• **MATERIAL PROVIDED**
────────────────
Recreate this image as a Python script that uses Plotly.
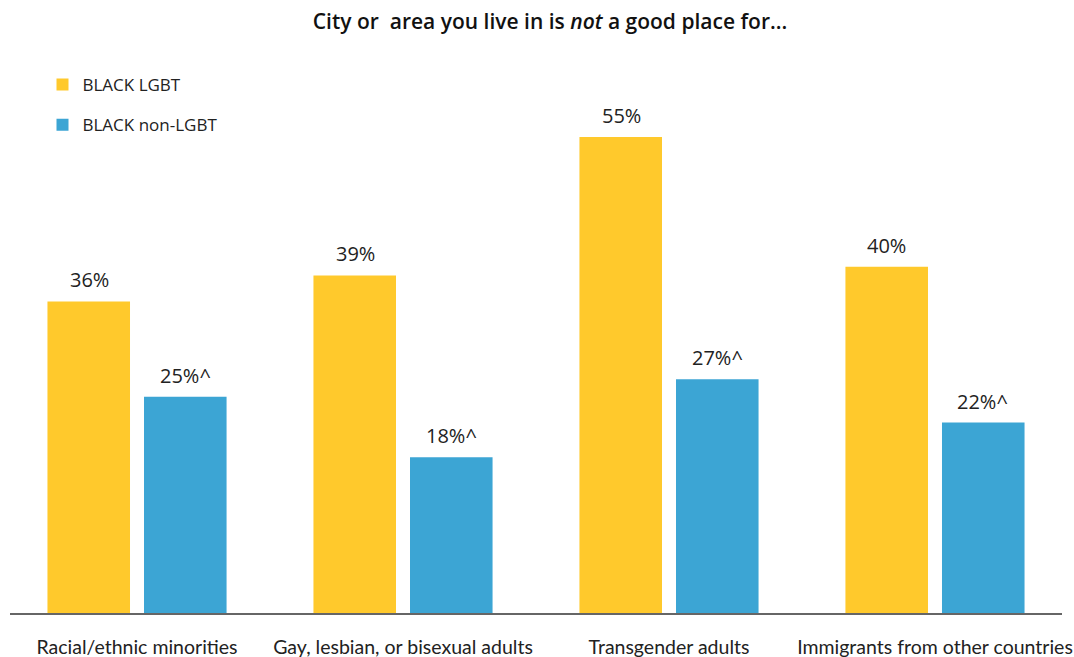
import plotly.graph_objects as go

categories = ["Racial/ethnic minorities", "Gay, lesbian, or bisexual adults",
              "Transgender adults", "Immigrants from other countries"]
series_names = ["BLACK LGBT", "BLACK non-LGBT"]
lgbt_values = [36, 39, 55, 40]
non_lgbt_values = [25, 18, 27, 22]
non_lgbt_flags = ["^", "^", "^", "^"]
lgbt_flags = ["", "", "", ""]

colors = ["#FFC92C", "#3CA5D4"]

W, H = 1074, 657
ml, mr, mt, mb = 10, 12, 68, 44
px_per_unit = 8.654
plot_w = W - ml - mr
plot_h = H - mt - mb
y_max = plot_h / px_per_unit

fig = go.Figure()
for name, vals, col in [(series_names[0], lgbt_values, colors[0]),
                        (series_names[1], non_lgbt_values, colors[1])]:
    fig.add_trace(go.Bar(x=categories, y=vals, name=name, marker_color=col,
                         marker_line_width=0, legendgroup=name))

for vals, flags, shift in [(lgbt_values, lgbt_flags, -48), (non_lgbt_values, non_lgbt_flags, 48)]:
    for c, v, f in zip(categories, vals, flags):
        fig.add_annotation(x=c, y=v, xref="x", yref="y", text=f"{v}%{f}",
                           showarrow=False, xshift=shift, yanchor="bottom", yshift=6,
                           font=dict(family="Open Sans", size=20, color="#222222"))

fig.update_layout(
    width=W, height=H,
    margin=dict(l=ml, r=mr, t=mt, b=mb, autoexpand=False),
    paper_bgcolor="white", plot_bgcolor="white",
    bargap=0.274, bargroupgap=0.145,
    title=dict(text="City or  area you live in is <i>not</i> a good place for...",
               x=550 / W, xanchor="center", y=1 - 22 / H, yanchor="middle",
               font=dict(family="Open Sans", size=21, color="#111111", weight=600)),
    showlegend=True,
    legend=dict(x=(42.5 - ml) / plot_w, y=1 + (mt - 67) / plot_h, xanchor="left", yanchor="top",
                font=dict(family="Open Sans", size=17, color="#222222"),
                tracegroupgap=15, bgcolor="rgba(0,0,0,0)"),
    xaxis=dict(range=[-0.4775, 3.4775], showline=True, linecolor="#666666", linewidth=2,
               ticks="", showgrid=False, zeroline=False,
               tickfont=dict(family="Lato", size=19.5, color="#222222"),
               ticklabelstandoff=16),
    yaxis=dict(range=[0, y_max], visible=False, showgrid=False, zeroline=False),
)

fig.write_html("out.html", config={"displayModeBar": False},
               post_script="document.body.style.margin='0';document.body.style.overflow='hidden';")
────────────────
• **YOUR OBJECTIVE**
Pictures stay out. Print the data exactly, from its first line through the line containing "import plotly.graph_objects as go".

• **EXERCISE SOLUTION**
Recreate this image as a Python script that uses Plotly.
import plotly.graph_objects as go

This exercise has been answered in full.